Table A  Application, saving or transitional provisions

Textile, Clothing and Footwear Strategic Investment Program Scheme Amendment 2002 (No. 1)

4            Application and saving

(1)In this section:

amended Scheme means the Textile, Clothing and Footwear Strategic Investment Program Scheme 1999 as amended by Schedule 1.

old Scheme means the Textile, Clothing and Footwear Strategic Investment Program Scheme 1999, as amended and in force before the commencement of this instrument.

(2)The old Scheme continues to apply in relation to requests, claims and grants made in relation to the 2000/2001 program year (including a pre-program year).

(3)The amended Scheme applies in relation to requests, claims and grants made in relation to the 2001/2002 program year and subsequent program years.

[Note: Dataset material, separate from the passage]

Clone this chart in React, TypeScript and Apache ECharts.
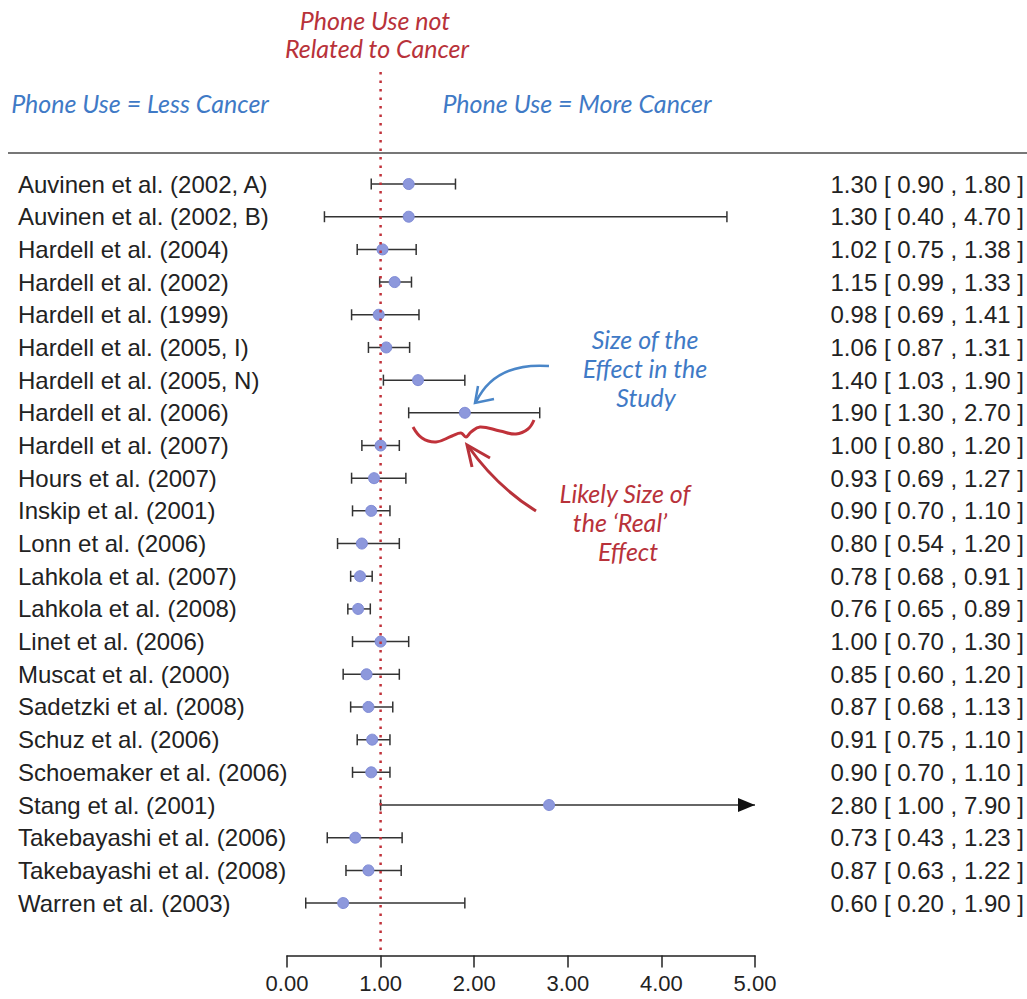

(4)However, in relation to the 2001/2002 and 2002/2003 program years, anything done under the old Scheme before the commencement of this instrument is taken to have been done under the amended Scheme as if any relevant time constraint under the amended Scheme were the longer of the time constraint applicable under the amended Scheme and the corresponding time constraint under the old Scheme.

(5)Further, the amendments of paragraph 87 (3) (c) and sections 63 and 88 of the old Scheme made by Schedule 1 apply in relation to a request under subsection 87 (1) for reconsideration of a decision of the Secretary for any program year (including a pre-program year).